Descriptions by people in the moment provide examples of how such situations can also create, to use the decisional vulnerability definition, relative (perhaps even absolute) incapabilities with regard to making decisions in one’s own interests. Such is the nature of piecemeal information, informational gatekeeping, and emotions, that it would seem difficult to argue that the decisions made in such moments are subject only to situational vulnerabilities as described. How fully capable is someone of protecting his or her own interests in the extremes of such events? Especially when events are so extreme? Or, put differently, to treat moments of crisis and distress—a bomb ripping through mid-morning revelry; a mother putting up a wall of faith between herself and her dying child; receiving an unexpected call informing you of your newly-diagnosed disease—as only situational “externalities” with which we must contend, does not account for the myriad ways such events can cause an inward change. Perhaps such changes are fleeting and relative, or perhaps they are chronic and create more permanent effects. In either case, it is not necessarily any more respectful or humane to assume a person’s ability to maintain whatever level of rational decision-making he or she was capable of prior to such moments.

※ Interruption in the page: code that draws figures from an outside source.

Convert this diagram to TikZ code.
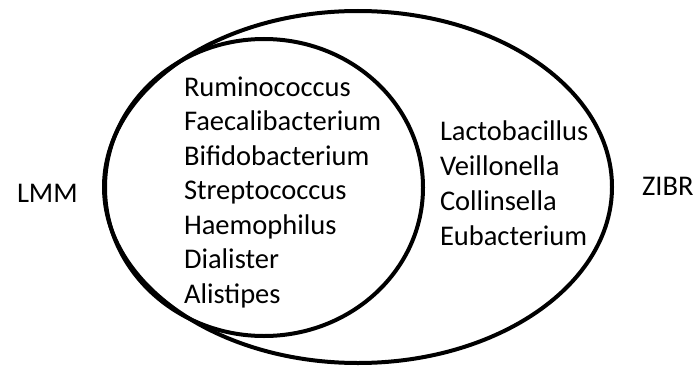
\documentclass[tikz,border=0pt]{standalone}
\usepackage{fontspec}
\setmainfont{Carlito}
\begin{document}
\begin{tikzpicture}[x=1pt, y=-1pt, line width=4pt,
  every node/.style={font=\fontsize{28.5}{34}\selectfont, inner sep=0pt, anchor=base west}]
  \useasboundingbox (0,0) rectangle (696,369);
  \coordinate (O) at (358,187); \coordinate (I) at (264,187.5);
  \draw (O) ellipse [x radius=254, y radius=176];
  \draw (I) ellipse [x radius=159, y radius=148.5];
  \foreach \g/\yy in {Ruminococcus/96,Faecalibacterium/130.5,Bifidobacterium/165,Streptococcus/199.5,Haemophilus/234,Dialister/268.5,Alistipes/303}
    \node (\g) at (182,\yy) {\g};
  \foreach \g/\yy in {Lactobacillus/140,Veillonella/175,Collinsella/210,Eubacterium/245}
    \node (\g) at (438,\yy) {\g};
  \node (lmm) at (15,202) {LMM};
  \node (zibr) at (640,195) {ZIBR};
\end{tikzpicture}
\end{document}
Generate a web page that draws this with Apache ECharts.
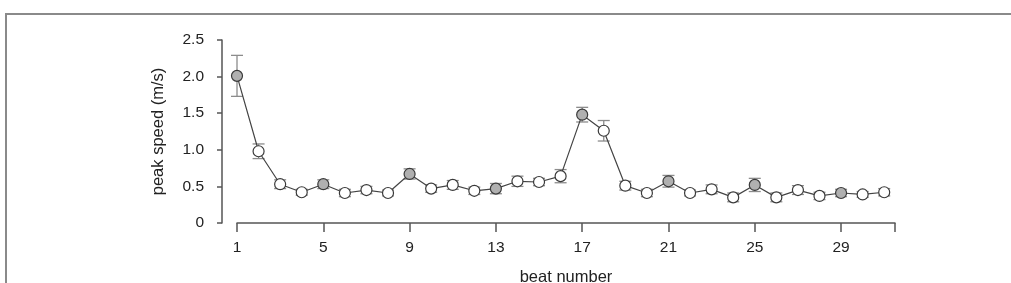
<!DOCTYPE html>
<html>
<head>
<meta charset="utf-8">
<script src="https://cdn.jsdelivr.net/npm/echarts@6/dist/echarts.min.js"></script>
<style>
html,body{margin:0;padding:0;background:#fff;}
#chart{width:1011px;height:283px;}
</style>
</head>
<body>
<div id="chart"></div>
<script>
// Data
const beats = [1,2,3,4,5,6,7,8,9,10,11,12,13,14,15,16,17,18,19,20,21,22,23,24,25,26,27,28,29,30,31];
const peakSpeed = [2.01,0.98,0.53,0.42,0.53,0.41,0.45,0.41,0.67,0.47,0.52,0.44,0.47,0.57,0.56,0.64,1.48,1.26,0.51,0.41,0.57,0.41,0.46,0.35,0.52,0.35,0.45,0.37,0.41,0.39,0.42];
const errHalf = [0.28,0.10,0.06,0.04,0.06,0.05,0.05,0.04,0.07,0.05,0.06,0.05,0.07,0.07,0.05,0.09,0.10,0.14,0.06,0.05,0.08,0.04,0.06,0.06,0.09,0.06,0.06,0.05,0.05,0.04,0.05];
const filledBeats = [1,5,9,13,17,21,25,29];
const xTickLabels = [1,5,9,13,17,21,25,29];
const yTicks = [0,0.5,1.0,1.5,2.0,2.5];

const chart = echarts.init(document.getElementById('chart'), null, {renderer:'canvas'});
const font = 'Liberation Sans, Arial, Helvetica, sans-serif';

const lineData = beats.map((b,i)=>({
  value:[b, peakSpeed[i]],
  itemStyle:{color: filledBeats.includes(b) ? '#b0b0b0' : '#ffffff'}
}));
const errData = beats.map((b,i)=>[b, peakSpeed[i]-errHalf[i], peakSpeed[i]+errHalf[i]]);

chart.setOption({
  animation:false,
  backgroundColor:'#fff',
  graphic:[{
    type:'rect', silent:true, z:-1,
    shape:{x:6,y:14,width:1200,height:400},
    style:{fill:'none', stroke:'#8a8a8a', lineWidth:2}
  }],
  grid:{left:237,right:116,top:40,bottom:60,containLabel:false,outerBoundsMode:'none'},
  xAxis:{
    type:'value', min:1, max:31.5,
    name:'beat number', nameLocation:'middle', nameGap:46,
    nameTextStyle:{fontFamily:font,fontSize:16.5,color:'#222'},
    axisLine:{show:true,onZero:false,lineStyle:{color:'#555',width:1.5}},
    axisTick:{show:true,length:9,customValues:[1,5,9,13,17,21,25,29,31.5],lineStyle:{color:'#555',width:1.5}},
    axisLabel:{customValues:xTickLabels,margin:17,fontFamily:font,fontSize:15.5,color:'#222'},
    splitLine:{show:false}
  },
  yAxis:{
    type:'value', min:yTicks[0], max:yTicks[yTicks.length-1], interval:0.5, offset:15,
    name:'peak speed (m/s)', nameLocation:'middle', nameGap:55,
    nameTextStyle:{fontFamily:font,fontSize:16.5,color:'#222'},
    axisLine:{show:true,lineStyle:{color:'#555',width:1.5}},
    axisTick:{show:true,length:5,lineStyle:{color:'#555',width:1.5}},
    axisLabel:{margin:18,fontFamily:font,fontSize:15.5,color:'#222',
      formatter:v=> v===0 ? '0' : v.toFixed(1)},
    splitLine:{show:false}
  },
  series:[
    {
      type:'custom', z:1,
      data:errData,
      encode:{x:0,y:[1,2]},
      renderItem:function(params, api){
        const x = api.value(0);
        const lo = api.coord([x, api.value(1)]);
        const hi = api.coord([x, api.value(2)]);
        const hw = 6;
        const st = {stroke:'#8c8c8c', lineWidth:1.3};
        return {type:'group', children:[
          {type:'line', shape:{x1:lo[0],y1:lo[1],x2:hi[0],y2:hi[1]}, style:st},
          {type:'line', shape:{x1:lo[0]-hw,y1:lo[1],x2:lo[0]+hw,y2:lo[1]}, style:st},
          {type:'line', shape:{x1:hi[0]-hw,y1:hi[1],x2:hi[0]+hw,y2:hi[1]}, style:st}
        ]};
      }
    },
    {
      type:'line', z:2,
      data:lineData,
      symbol:'circle', symbolSize:11, showAllSymbol:true,
      lineStyle:{color:'#444',width:1.2},
      itemStyle:{borderColor:'#3a3a3a',borderWidth:1.2}
    }
  ]
});
</script>
</body>
</html>
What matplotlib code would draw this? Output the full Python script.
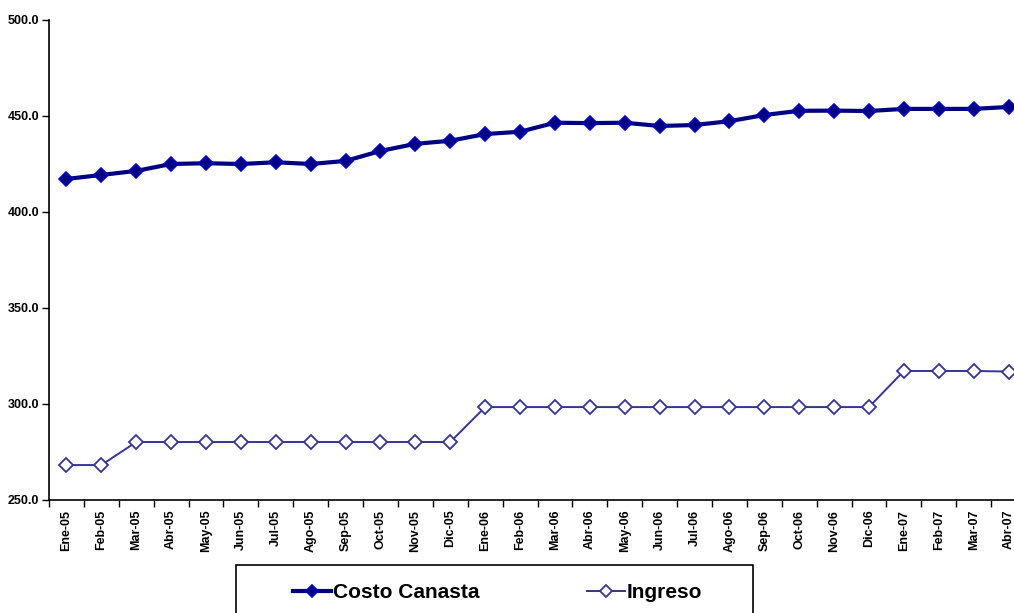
import matplotlib
matplotlib.use("Agg")
import matplotlib.pyplot as plt
from matplotlib.patches import Rectangle
import numpy as np

"""DATA"""
months = ["Ene-05", "Feb-05", "Mar-05", "Abr-05", "May-05", "Jun-05", "Jul-05",
          "Ago-05", "Sep-05", "Oct-05", "Nov-05", "Dic-05",
          "Ene-06", "Feb-06", "Mar-06", "Abr-06", "May-06", "Jun-06", "Jul-06",
          "Ago-06", "Sep-06", "Oct-06", "Nov-06", "Dic-06",
          "Ene-07", "Feb-07", "Mar-07", "Abr-07"]

costo_canasta = [417.2, 419.3, 421.4, 425.0, 425.4, 425.0, 425.9, 425.0, 426.6,
                 431.8, 435.5, 437.1, 440.6, 441.8, 446.5, 446.3, 446.5, 444.8,
                 445.3, 447.3, 450.5, 452.7, 452.8, 452.6, 453.7, 453.7, 453.7,
                 454.7]

ingreso = [268.2, 268.2, 280.2, 280.2, 280.2, 280.2, 280.2, 280.2, 280.2,
           280.2, 280.2, 280.2, 298.4, 298.4, 298.4, 298.4, 298.4, 298.4,
           298.4, 298.4, 298.4, 298.4, 298.4, 298.4, 317.2, 317.2, 317.2,
           316.9]

yticks = [250, 300, 350, 400, 450, 500]
"""END DATA"""

plt.rcParams['font.family'] = ['Liberation Sans', 'DejaVu Sans']
plt.rcParams['font.weight'] = 'bold'

fig = plt.figure(figsize=(10.14, 6.13), dpi=100)
W, H = 1014, 613
ax = fig.add_axes([49 / W, 1 - 500 / H, 977 / W, 480 / H])

x = np.arange(len(months))
ax.plot(x, costo_canasta, color="#000080", lw=3, marker="D", ms=7,
        mfc="#000080", mec="#0000cc", mew=1.2, label="Costo Canasta", zorder=3)
ax.plot(x, ingreso, color="#333399", lw=1.4, marker="D", ms=7,
        mfc="white", mec="#333399", mew=1.3, label="Ingreso", zorder=3)

ax.set_xlim(-0.5, len(months) - 0.5)
ax.set_ylim(250, 500)
ax.set_yticks(yticks)
ax.set_yticklabels([f"{v:.1f}" for v in yticks], fontsize=9, fontweight="bold")

# labels at category centers, tick marks between categories (Excel style)
ax.set_xticks(x)
ax.set_xticklabels(months, rotation=90, fontsize=9, fontweight="bold")
ax.tick_params(axis="x", which="major", length=0, pad=7)
ax.set_xticks(np.arange(-0.5, len(months), 1.0), minor=True)
ax.tick_params(axis="x", which="minor", length=5, width=1, direction="out")
ax.tick_params(axis="y", length=5, width=1, direction="out", pad=2)

for side in ["top", "right"]:
    ax.spines[side].set_visible(False)
for side in ["left", "bottom"]:
    ax.spines[side].set_linewidth(1.2)

# legend box (runs off the bottom edge like the original)
fig.patches.append(Rectangle((236 / W, -0.05), 517 / W, 0.05 + (613 - 565) / H,
                             transform=fig.transFigure, fill=False,
                             edgecolor="black", lw=1.2))

leg = fig.legend(loc="center left", bbox_to_anchor=(293 / W, 1 - 593 / H),
                 ncol=2, prop={"weight": "bold", "size": 15}, frameon=False,
                 handlelength=1.8, handletextpad=0.1, columnspacing=5.2,
                 markerscale=0.85, borderpad=0, borderaxespad=0)

fig.savefig("out.png", dpi=100)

Such considerations are at the crux of ethical research. A majority of the time, researchers and those who oversee research establish relationships with potential subjects just at that moment when their information is limited; when the ability to understand and contextualize the information available is likely diminished; and when the dynamics of power and authority are tilted severely away from them. While we want to hold on to the conception of the person as a capable actor with regard to his or her own interests, despite a field of winnowed options, that patient-participant (the phrase itself doing tidy semiotic work on the simultaneous roles) is also, at the same time, a person not fully capable of protecting his or her own interests. A person in such circumstances may pursue a fool’s errand, even as each decision along the way seems rational in and of itself.  While we on the research side certainly cannot prevent such situations, we do have some ability—even obligation—to provide decisional support that recognizes and allows for the flux and ebb of a person’s decisional capabilities. That is, when considering whether a person is vulnerable either because of situational or decisional concerns, the answer is likely a simple, encompassing “yes.”

Let me end with two admissions:  First, there is a bit of a strawman being swung at here.  As described at the 2012 AER Conference, these two types vulnerability are not mutually exclusive (though I don’t believe I’ve overstated the desire to reassert the value of the term by separating out these varieties of vulnerability and treating them in turn as “scarce resources” to be used with deliberate thought and care). Second, people may very well figure out ways to negotiate their paths forward through the midst of more- and less- calamitous events. I agree fully that it is paternalistic at best, degrading at worst, to overassume and overascribe decisional impairment. However, I sense that recent events issue a caution to this corrective. Perhaps the best we can do—the best thing to do—is to figure out approaches through which we can keep ourselves attentive and responsible to how any given set of situations play out and affect not just those with whom we work, i.e., research subjects, but ourselves as well.  In the wake of a tragedy the best first move is still to meet people where they are, and to figure out with them how to best move forward from there.